Asymptotic Analysis of Boundary Layers for Stokes Systems in Periodic Homogenization

TL;DR

This paper analyzes the boundary layer behavior of Stokes systems with periodic coefficients in homogenization, proving velocity convergence and developing an asymptotic expansion of Poisson's kernel using physical space methods.

Contribution

It introduces a novel framework for boundary layer analysis in homogenization that avoids quasiperiodic techniques, applicable to arbitrary normals.

Findings

Proves convergence of velocity in boundary layers for all normals.

Develops an asymptotic expansion of Poisson's kernel for the Stokes operator.

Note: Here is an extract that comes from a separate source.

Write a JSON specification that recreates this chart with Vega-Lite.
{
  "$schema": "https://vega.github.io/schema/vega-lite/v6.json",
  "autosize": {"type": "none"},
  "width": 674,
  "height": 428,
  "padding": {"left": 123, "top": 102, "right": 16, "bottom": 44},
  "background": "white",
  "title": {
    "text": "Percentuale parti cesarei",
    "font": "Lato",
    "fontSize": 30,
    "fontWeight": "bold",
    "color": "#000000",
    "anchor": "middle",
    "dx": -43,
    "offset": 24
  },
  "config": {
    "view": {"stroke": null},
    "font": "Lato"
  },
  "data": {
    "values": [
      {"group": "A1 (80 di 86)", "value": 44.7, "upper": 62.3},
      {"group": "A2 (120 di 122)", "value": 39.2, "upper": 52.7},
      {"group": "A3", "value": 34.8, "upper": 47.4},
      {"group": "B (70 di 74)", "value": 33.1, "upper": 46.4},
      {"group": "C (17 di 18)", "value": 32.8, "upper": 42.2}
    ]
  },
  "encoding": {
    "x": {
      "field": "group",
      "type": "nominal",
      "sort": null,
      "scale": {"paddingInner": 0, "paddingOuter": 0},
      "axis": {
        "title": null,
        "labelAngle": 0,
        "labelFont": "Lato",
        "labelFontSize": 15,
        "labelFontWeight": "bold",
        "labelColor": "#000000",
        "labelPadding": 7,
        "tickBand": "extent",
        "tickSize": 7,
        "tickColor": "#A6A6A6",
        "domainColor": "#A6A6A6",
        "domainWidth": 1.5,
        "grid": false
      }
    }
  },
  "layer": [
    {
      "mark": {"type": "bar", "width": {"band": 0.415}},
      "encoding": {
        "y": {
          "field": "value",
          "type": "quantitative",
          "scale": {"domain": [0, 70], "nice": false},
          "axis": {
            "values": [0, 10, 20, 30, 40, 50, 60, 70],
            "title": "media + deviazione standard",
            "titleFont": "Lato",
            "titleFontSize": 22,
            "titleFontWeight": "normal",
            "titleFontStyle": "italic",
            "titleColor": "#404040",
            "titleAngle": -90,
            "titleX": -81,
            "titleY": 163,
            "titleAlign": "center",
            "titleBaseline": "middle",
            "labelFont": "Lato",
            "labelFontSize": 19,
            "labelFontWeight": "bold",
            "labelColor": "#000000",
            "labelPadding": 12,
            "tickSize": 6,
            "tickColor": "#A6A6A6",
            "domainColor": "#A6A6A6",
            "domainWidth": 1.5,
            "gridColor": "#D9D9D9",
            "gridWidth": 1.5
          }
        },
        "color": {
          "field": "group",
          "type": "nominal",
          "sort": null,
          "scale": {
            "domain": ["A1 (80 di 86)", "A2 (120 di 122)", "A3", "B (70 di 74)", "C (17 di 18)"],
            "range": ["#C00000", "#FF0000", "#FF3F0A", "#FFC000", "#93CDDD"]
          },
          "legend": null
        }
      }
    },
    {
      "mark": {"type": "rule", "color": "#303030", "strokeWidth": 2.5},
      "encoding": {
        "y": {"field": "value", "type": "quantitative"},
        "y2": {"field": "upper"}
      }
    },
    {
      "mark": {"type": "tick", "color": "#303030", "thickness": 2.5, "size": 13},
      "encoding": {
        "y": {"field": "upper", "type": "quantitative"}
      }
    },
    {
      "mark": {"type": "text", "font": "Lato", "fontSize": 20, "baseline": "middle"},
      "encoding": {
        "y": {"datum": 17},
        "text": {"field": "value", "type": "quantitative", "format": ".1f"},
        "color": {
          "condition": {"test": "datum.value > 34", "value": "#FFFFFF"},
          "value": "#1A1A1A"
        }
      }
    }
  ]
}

Provides a new physical space approach for boundary layer analysis.

Abstract

We investigate the asymptotics of boundary layers in periodic homogenization. The analysis is focused on a Stokes system with periodic coefficients and periodic Dirichlet data posed in the half-space $\{y\in \mathbb{R}^d: y\cdot n -s>0\}$. In particular, we establish the convergence of the velocity as $y\cdot n \rightarrow \infty$. We obtain this convergence for arbitrary normals $n\in \mathbb{S}^{d-1}$. Moreover, we build an asymptotic expansion of Poisson's kernel for the periodically oscillating Stokes operator in the half-space. The presence of the pressure and the incompressibility condition impose certain innovations. In particular, we provide a framework for the analysis of the boundary layers in homogenization that relies only on physical space techniques and not on techniques that rely on the quasiperiodic structure of the problem.